# START OF RAW RECORDS

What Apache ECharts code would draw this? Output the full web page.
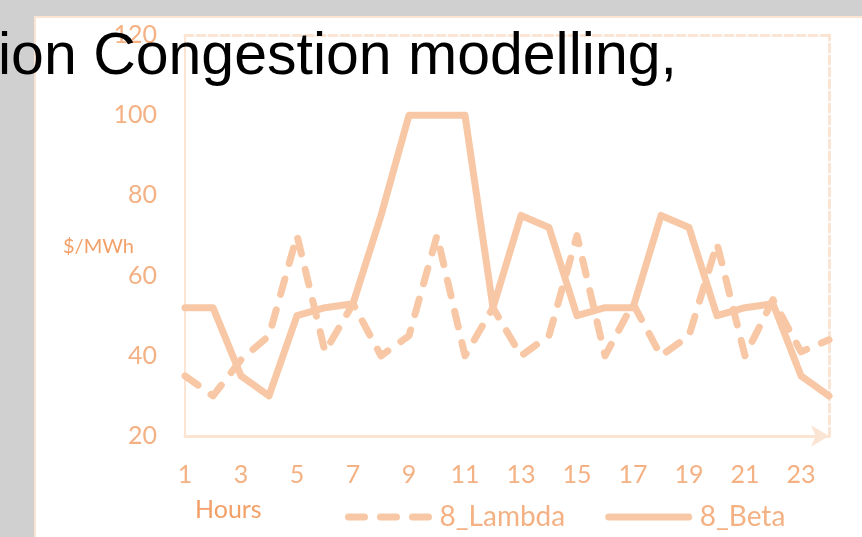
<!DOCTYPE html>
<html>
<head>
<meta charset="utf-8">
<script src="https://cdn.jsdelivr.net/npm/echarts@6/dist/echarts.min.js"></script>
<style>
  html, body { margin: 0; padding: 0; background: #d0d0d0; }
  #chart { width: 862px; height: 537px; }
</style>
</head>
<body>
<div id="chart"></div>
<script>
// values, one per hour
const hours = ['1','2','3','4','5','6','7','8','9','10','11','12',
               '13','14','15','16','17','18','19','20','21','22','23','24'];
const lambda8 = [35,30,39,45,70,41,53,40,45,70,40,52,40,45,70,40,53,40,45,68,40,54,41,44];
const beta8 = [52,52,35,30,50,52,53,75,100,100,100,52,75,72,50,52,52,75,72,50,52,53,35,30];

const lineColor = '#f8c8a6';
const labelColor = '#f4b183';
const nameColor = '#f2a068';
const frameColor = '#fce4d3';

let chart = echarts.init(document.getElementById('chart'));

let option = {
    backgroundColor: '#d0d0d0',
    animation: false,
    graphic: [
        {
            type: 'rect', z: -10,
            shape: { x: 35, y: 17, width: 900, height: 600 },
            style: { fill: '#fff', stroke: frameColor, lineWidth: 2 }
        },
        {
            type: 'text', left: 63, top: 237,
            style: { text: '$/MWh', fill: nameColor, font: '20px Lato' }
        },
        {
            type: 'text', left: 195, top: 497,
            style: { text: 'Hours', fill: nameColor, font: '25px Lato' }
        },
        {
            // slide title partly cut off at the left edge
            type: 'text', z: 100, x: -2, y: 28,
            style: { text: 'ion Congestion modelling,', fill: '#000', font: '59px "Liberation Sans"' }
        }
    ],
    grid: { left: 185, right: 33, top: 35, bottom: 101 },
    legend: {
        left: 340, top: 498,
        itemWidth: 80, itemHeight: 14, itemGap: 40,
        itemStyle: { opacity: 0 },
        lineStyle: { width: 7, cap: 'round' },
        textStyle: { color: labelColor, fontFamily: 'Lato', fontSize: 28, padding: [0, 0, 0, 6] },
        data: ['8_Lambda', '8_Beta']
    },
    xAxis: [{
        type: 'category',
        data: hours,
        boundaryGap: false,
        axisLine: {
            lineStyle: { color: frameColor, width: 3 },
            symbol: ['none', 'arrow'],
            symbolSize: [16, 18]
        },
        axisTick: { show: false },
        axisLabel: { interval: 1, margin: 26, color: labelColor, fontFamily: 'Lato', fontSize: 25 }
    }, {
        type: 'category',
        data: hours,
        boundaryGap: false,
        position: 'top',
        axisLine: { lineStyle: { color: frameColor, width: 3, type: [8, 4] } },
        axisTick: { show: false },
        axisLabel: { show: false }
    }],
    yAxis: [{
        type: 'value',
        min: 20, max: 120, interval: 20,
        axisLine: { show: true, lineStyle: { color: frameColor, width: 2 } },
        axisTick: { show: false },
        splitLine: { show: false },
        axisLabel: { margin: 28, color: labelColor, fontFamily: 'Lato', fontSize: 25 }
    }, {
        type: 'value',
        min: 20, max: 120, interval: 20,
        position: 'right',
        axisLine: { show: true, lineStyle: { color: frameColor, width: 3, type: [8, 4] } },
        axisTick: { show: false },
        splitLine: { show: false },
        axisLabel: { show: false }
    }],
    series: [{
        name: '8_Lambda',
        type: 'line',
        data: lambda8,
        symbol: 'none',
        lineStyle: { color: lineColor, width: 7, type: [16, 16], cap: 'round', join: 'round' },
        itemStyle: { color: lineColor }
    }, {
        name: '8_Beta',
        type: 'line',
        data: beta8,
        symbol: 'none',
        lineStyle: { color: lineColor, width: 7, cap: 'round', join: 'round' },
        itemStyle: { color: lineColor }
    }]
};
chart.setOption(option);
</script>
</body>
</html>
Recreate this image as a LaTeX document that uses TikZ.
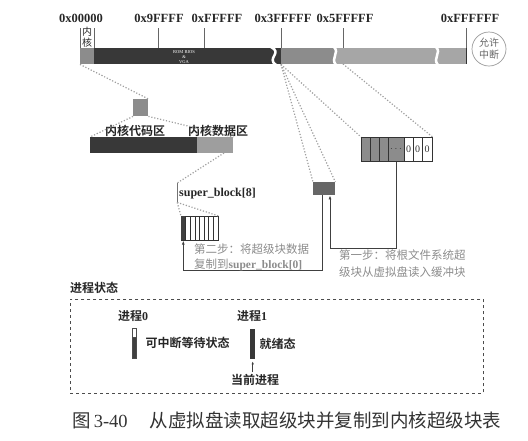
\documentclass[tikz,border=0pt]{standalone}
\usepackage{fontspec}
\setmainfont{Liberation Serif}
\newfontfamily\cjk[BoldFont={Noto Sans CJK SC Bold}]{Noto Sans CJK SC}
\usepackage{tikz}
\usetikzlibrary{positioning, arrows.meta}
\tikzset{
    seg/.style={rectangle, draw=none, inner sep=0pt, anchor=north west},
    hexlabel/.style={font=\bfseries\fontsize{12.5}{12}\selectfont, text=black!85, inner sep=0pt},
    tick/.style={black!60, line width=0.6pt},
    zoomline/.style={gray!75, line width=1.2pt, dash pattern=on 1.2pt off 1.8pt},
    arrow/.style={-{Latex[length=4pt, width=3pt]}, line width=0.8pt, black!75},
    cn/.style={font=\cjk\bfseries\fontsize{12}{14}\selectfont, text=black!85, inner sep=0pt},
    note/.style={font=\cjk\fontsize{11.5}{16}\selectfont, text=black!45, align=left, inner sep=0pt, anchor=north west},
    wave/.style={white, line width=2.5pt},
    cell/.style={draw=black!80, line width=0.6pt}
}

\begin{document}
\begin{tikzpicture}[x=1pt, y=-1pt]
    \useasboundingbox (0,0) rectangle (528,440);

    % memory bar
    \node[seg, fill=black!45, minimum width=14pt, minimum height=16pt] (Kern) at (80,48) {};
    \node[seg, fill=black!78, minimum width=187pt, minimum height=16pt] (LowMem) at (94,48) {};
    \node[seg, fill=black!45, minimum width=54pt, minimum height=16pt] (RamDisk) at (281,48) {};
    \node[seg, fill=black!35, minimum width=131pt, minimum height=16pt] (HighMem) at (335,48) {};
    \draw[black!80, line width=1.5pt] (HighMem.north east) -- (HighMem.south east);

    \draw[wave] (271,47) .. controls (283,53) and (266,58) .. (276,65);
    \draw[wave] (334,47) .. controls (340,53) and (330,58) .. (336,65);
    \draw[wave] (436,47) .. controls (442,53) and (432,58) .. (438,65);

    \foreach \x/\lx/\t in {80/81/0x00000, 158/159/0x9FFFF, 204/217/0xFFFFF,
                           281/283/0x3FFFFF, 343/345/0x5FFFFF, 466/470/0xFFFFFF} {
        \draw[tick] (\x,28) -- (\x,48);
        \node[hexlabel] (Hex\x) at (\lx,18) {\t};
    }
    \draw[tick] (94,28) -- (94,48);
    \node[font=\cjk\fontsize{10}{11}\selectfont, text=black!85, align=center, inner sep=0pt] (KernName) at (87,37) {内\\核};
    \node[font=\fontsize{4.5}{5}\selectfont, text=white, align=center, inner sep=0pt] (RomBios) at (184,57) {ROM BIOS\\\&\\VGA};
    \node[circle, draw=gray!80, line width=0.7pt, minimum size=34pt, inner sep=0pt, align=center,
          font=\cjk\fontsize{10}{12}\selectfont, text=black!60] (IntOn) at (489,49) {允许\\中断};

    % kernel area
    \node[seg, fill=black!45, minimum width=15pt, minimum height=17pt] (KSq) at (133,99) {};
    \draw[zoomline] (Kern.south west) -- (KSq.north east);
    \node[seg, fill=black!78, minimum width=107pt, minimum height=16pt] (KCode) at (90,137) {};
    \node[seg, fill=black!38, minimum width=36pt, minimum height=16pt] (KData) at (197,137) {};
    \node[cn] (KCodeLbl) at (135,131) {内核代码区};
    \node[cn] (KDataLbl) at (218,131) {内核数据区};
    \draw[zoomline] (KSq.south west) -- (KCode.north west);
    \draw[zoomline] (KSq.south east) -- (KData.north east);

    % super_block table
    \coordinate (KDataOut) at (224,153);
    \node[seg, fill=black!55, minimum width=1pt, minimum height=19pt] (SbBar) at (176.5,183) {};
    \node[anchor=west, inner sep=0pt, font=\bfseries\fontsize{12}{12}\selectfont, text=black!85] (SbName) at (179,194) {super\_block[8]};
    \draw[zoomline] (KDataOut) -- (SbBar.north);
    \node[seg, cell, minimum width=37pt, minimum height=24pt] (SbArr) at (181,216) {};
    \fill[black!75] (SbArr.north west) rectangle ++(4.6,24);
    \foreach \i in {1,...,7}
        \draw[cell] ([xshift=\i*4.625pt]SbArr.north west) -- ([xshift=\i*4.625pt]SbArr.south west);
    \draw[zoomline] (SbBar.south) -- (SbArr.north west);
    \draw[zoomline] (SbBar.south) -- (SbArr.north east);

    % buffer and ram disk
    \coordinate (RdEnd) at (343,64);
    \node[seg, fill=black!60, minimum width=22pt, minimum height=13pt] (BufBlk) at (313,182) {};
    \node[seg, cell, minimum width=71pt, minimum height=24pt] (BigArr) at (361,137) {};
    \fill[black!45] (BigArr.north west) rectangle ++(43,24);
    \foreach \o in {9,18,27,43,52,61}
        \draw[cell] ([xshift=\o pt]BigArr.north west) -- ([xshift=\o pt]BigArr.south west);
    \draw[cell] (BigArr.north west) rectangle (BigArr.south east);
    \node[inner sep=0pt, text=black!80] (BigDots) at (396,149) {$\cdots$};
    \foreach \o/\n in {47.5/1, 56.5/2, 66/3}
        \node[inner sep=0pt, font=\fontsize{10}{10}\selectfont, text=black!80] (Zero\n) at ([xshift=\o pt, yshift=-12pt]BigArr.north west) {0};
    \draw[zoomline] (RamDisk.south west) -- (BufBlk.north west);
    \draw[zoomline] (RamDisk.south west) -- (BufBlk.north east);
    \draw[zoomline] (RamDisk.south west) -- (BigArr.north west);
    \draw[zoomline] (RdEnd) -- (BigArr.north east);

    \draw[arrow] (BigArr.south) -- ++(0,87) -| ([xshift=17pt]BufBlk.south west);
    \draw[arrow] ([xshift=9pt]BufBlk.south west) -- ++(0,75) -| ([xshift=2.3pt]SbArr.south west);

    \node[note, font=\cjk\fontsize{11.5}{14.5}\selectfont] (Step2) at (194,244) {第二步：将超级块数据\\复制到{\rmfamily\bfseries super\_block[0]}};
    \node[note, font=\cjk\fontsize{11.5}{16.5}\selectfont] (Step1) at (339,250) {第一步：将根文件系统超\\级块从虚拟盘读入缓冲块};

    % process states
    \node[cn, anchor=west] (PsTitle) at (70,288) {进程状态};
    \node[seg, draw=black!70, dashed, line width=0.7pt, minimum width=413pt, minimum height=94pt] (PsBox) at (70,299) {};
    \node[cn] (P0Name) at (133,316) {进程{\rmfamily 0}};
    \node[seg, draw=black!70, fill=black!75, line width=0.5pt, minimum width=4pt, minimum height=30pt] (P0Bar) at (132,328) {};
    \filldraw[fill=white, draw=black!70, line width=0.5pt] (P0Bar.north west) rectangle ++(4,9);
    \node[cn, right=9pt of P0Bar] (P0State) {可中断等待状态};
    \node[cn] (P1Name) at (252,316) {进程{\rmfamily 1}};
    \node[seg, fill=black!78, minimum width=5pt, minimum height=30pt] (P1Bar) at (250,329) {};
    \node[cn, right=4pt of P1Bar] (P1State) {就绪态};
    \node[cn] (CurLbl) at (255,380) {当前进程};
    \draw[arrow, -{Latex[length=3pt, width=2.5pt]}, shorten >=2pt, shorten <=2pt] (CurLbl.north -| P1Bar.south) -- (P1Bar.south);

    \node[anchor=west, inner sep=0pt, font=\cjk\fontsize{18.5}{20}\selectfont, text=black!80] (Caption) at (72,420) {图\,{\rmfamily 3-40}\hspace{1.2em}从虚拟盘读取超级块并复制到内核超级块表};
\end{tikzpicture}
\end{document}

# END OF RAW RECORDS

**EXERCISE TASK:**
Leave the pictures out and please restate exactly the lines running from the start of the material through the one with "let chart = echarts.init(document.getElementById('chart'));".

**REPLY TO THE EXERCISE:**
What Apache ECharts code would draw this? Output the full web page.
<!DOCTYPE html>
<html>
<head>
<meta charset="utf-8">
<script src="https://cdn.jsdelivr.net/npm/echarts@6/dist/echarts.min.js"></script>
<style>
  html, body { margin: 0; padding: 0; background: #d0d0d0; }
  #chart { width: 862px; height: 537px; }
</style>
</head>
<body>
<div id="chart"></div>
<script>
// values, one per hour
const hours = ['1','2','3','4','5','6','7','8','9','10','11','12',
               '13','14','15','16','17','18','19','20','21','22','23','24'];
const lambda8 = [35,30,39,45,70,41,53,40,45,70,40,52,40,45,70,40,53,40,45,68,40,54,41,44];
const beta8 = [52,52,35,30,50,52,53,75,100,100,100,52,75,72,50,52,52,75,72,50,52,53,35,30];

const lineColor = '#f8c8a6';
const labelColor = '#f4b183';
const nameColor = '#f2a068';
const frameColor = '#fce4d3';

let chart = echarts.init(document.getElementById('chart'));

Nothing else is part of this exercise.